PROMPT: Would you transcribe the whole listing exactly, minus its pictures?

-.-.-

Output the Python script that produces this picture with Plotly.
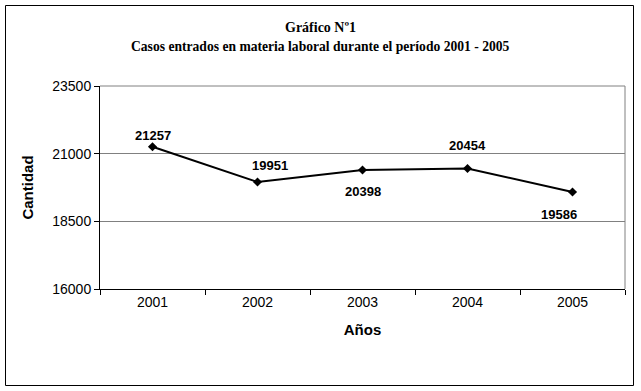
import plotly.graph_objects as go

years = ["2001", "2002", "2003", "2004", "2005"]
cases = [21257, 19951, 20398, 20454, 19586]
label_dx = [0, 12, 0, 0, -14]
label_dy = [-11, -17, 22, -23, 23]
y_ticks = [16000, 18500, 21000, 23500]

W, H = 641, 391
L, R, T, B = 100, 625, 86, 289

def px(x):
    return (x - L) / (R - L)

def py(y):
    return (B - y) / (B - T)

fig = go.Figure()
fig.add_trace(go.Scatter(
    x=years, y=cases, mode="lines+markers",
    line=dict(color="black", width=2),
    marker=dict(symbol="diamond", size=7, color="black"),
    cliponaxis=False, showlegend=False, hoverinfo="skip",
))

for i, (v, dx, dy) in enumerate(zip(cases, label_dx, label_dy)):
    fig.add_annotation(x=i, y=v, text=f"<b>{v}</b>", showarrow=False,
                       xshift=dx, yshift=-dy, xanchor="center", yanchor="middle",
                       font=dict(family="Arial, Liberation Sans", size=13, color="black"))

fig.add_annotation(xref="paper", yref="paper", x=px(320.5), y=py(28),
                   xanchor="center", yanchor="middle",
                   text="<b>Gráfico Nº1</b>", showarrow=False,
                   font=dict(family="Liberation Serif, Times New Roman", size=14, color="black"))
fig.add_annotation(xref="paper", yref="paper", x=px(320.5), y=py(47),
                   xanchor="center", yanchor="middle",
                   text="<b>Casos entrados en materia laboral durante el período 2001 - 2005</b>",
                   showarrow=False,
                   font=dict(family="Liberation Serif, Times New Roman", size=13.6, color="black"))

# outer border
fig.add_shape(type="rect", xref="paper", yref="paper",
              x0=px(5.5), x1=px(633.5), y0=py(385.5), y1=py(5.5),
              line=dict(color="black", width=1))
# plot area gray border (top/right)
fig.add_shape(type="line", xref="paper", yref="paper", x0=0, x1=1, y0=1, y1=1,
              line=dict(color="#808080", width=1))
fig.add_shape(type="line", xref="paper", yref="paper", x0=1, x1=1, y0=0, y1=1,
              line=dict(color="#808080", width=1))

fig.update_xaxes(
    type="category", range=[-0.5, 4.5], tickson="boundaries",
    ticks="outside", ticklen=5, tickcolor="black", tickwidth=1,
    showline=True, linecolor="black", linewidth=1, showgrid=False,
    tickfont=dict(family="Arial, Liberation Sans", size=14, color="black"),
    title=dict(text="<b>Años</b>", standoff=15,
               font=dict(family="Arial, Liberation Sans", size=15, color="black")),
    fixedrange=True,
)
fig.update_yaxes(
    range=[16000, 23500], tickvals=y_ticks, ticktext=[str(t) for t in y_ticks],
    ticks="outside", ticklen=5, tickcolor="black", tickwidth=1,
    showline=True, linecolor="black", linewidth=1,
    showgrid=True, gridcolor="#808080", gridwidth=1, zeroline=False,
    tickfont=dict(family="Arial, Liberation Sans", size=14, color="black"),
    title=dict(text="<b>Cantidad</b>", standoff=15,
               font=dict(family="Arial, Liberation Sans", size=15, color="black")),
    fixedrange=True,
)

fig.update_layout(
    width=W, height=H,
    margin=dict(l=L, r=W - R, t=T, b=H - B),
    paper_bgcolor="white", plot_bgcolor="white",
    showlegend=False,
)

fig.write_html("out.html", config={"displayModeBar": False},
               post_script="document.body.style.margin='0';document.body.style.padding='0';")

-.-.-

ANSWER FOR THIS EXERCISE:
Output the Python script that produces this picture with Plotly.
import plotly.graph_objects as go

years = ["2001", "2002", "2003", "2004", "2005"]
cases = [21257, 19951, 20398, 20454, 19586]
label_dx = [0, 12, 0, 0, -14]
label_dy = [-11, -17, 22, -23, 23]
y_ticks = [16000, 18500, 21000, 23500]

W, H = 641, 391
L, R, T, B = 100, 625, 86, 289

def px(x):
    return (x - L) / (R - L)

def py(y):
    return (B - y) / (B - T)

fig = go.Figure()
fig.add_trace(go.Scatter(
    x=years, y=cases, mode="lines+markers",
    line=dict(color="black", width=2),
    marker=dict(symbol="diamond", size=7, color="black"),
    cliponaxis=False, showlegend=False, hoverinfo="skip",
))

for i, (v, dx, dy) in enumerate(zip(cases, label_dx, label_dy)):
    fig.add_annotation(x=i, y=v, text=f"<b>{v}</b>", showarrow=False,
                       xshift=dx, yshift=-dy, xanchor="center", yanchor="middle",
                       font=dict(family="Arial, Liberation Sans", size=13, color="black"))

fig.add_annotation(xref="paper", yref="paper", x=px(320.5), y=py(28),
                   xanchor="center", yanchor="middle",
                   text="<b>Gráfico Nº1</b>", showarrow=False,
                   font=dict(family="Liberation Serif, Times New Roman", size=14, color="black"))
fig.add_annotation(xref="paper", yref="paper", x=px(320.5), y=py(47),
                   xanchor="center", yanchor="middle",
                   text="<b>Casos entrados en materia laboral durante el período 2001 - 2005</b>",
                   showarrow=False,
                   font=dict(family="Liberation Serif, Times New Roman", size=13.6, color="black"))

# outer border
fig.add_shape(type="rect", xref="paper", yref="paper",
              x0=px(5.5), x1=px(633.5), y0=py(385.5), y1=py(5.5),
              line=dict(color="black", width=1))
# plot area gray border (top/right)
fig.add_shape(type="line", xref="paper", yref="paper", x0=0, x1=1, y0=1, y1=1,
              line=dict(color="#808080", width=1))
fig.add_shape(type="line", xref="paper", yref="paper", x0=1, x1=1, y0=0, y1=1,
              line=dict(color="#808080", width=1))

fig.update_xaxes(
    type="category", range=[-0.5, 4.5], tickson="boundaries",
    ticks="outside", ticklen=5, tickcolor="black", tickwidth=1,
    showline=True, linecolor="black", linewidth=1, showgrid=False,
    tickfont=dict(family="Arial, Liberation Sans", size=14, color="black"),
    title=dict(text="<b>Años</b>", standoff=15,
               font=dict(family="Arial, Liberation Sans", size=15, color="black")),
    fixedrange=True,
)
fig.update_yaxes(
    range=[16000, 23500], tickvals=y_ticks, ticktext=[str(t) for t in y_ticks],
    ticks="outside", ticklen=5, tickcolor="black", tickwidth=1,
    showline=True, linecolor="black", linewidth=1,
    showgrid=True, gridcolor="#808080", gridwidth=1, zeroline=False,
    tickfont=dict(family="Arial, Liberation Sans", size=14, color="black"),
    title=dict(text="<b>Cantidad</b>", standoff=15,
               font=dict(family="Arial, Liberation Sans", size=15, color="black")),
    fixedrange=True,
)

fig.update_layout(
    width=W, height=H,
    margin=dict(l=L, r=W - R, t=T, b=H - B),
    paper_bgcolor="white", plot_bgcolor="white",
    showlegend=False,
)

fig.write_html("out.html", config={"displayModeBar": False},
               post_script="document.body.style.margin='0';document.body.style.padding='0';")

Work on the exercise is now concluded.